You may feel like you have hit the jackpot; you have some real estate that you want to sell and that a family member or loved one can purchase. You get to cut out one or several of the “middlemen” and help out someone you care about while also selling some real estate. What could be better? This transaction has several appealing characteristics and some things to consider while preparing for the sale. We will discuss these in this article.
How Will the IRS View a Real Estate Sale to a Family Member?
You should always consult an experienced attorney that knows the tax laws of your county and state. The need for understanding tax laws becomes especially important with matters of real estate between families, as the IRS will pay close attention to transactions of this nature more so than real estate transactions between strangers.
Arm’s length transactions are what most real estate transactions can be labeled as. The parties typically don’t know one another, and in most cases, go through at least one realtor for the transaction. All parties involved are working towards obtaining the most financially appealing outcome for them.
In a non-arm’s length transaction, all parties involved have a shared financial interest and typically know each other. Due to the nature of these transactions, the IRS is much more interested in the details and will want to ensure that neither party involved is making the transaction to avoid paying taxes. What was once a strategy used in families to prevent gift or inheritance taxes is now structured differently by the IRS and may not be as appealing as it once was.
What is Gift Tax?
Depending on how the transaction is structured, you may need to consider what paying a gift tax may look like.
You can choose to sell the property at fair market value, or you can decide to make a gift of equity and sell the property below the value.
If you choose to make a gift of equity, typically, anything over $15,000 is what you would be taxed on. Gift equity typically requires a legal document meaning there may be additional fees involved in going this route as well.
What if I Take a Loss by Selling Real Estate?
As mentioned, the IRS will look at any relative real estate transaction through a microscope.
Due to this, if you are taking a loss on the sale, you may not deduct the value of that loss from your taxes.
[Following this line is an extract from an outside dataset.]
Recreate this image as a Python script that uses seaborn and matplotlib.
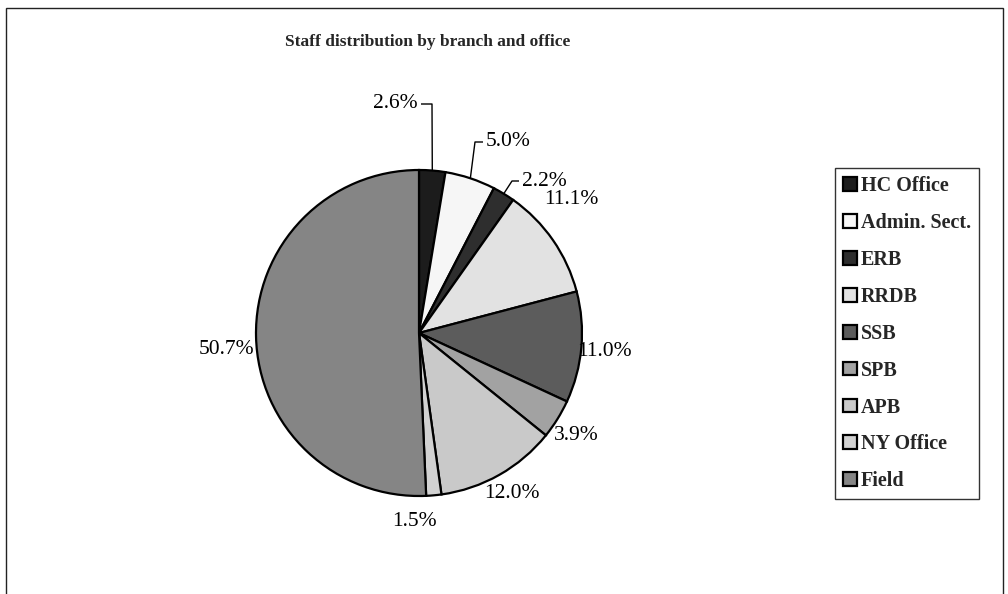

Some may find this route more appealing as they can manipulate their overall taxes, so it is important to note that you may have to pay a gift tax on the difference.
For example, if you sell a property valued at $200,000 to your brother at $150,000, you may not deduct the $50,000 as a loss on your taxes.
Is the Process the Same?
In most cases, you can forego the inspection on real estate that you sold to a family member. Choosing to forego the inspection can save you a small fee. Including it may alleviate any questions or issues in the future, so it may still be something you choose to do to help the process be more streamlined.
However, you will still need to get an appraisal if the house is being financed. The buyer’s lender will need to ensure that the home’s value is enough to sustain the mortgage taken out for it.
Disadvantages to Selling Real Estate to a Family Member
If done well, and with the right assistance of a trusted lawyer, the process can be appealing to all parties involved.
However, some disadvantages to consider are listed below.
- The relationship with the relative could be strained or damaged. If either party finds that during the sales process or after the house has sold, that there are issues, this could create strain within the relationship.
- You could place yourself under a microscope with the IRS, depending on how the transaction was documented and handled throughout.
- You may not make as much money as you would had you sold the property to a stranger.
- Due to the nature of the relationship, you may approach the sale too casually, leaving room for errors that could cause significant financial strain on either party moving forward.
Why is a Lawyer Important?
In many real estate transactions between family members, the option to forego a realtor is appealing. It can be crucial to invest in an experienced lawyer to help walk you through the process and ensure that you have followed the appropriate steps to appease the IRS. Essentially, investing in an experienced lawyer rather than a real estate agent, to help oversee the process and the transaction professionally.
They can also help with negotiations help to make sure you have all the paperwork and the entire process completed accurately. Legal, professional, and confidential guidance can be invaluable when setting up a family real estate transaction. They can also act as a buffer to navigate tough conversations between family members. Discussing a high level of money can make anyone uncomfortable, you can rely on them to help with this process and avoid emotions getting intertwined and potentially making the process stressful.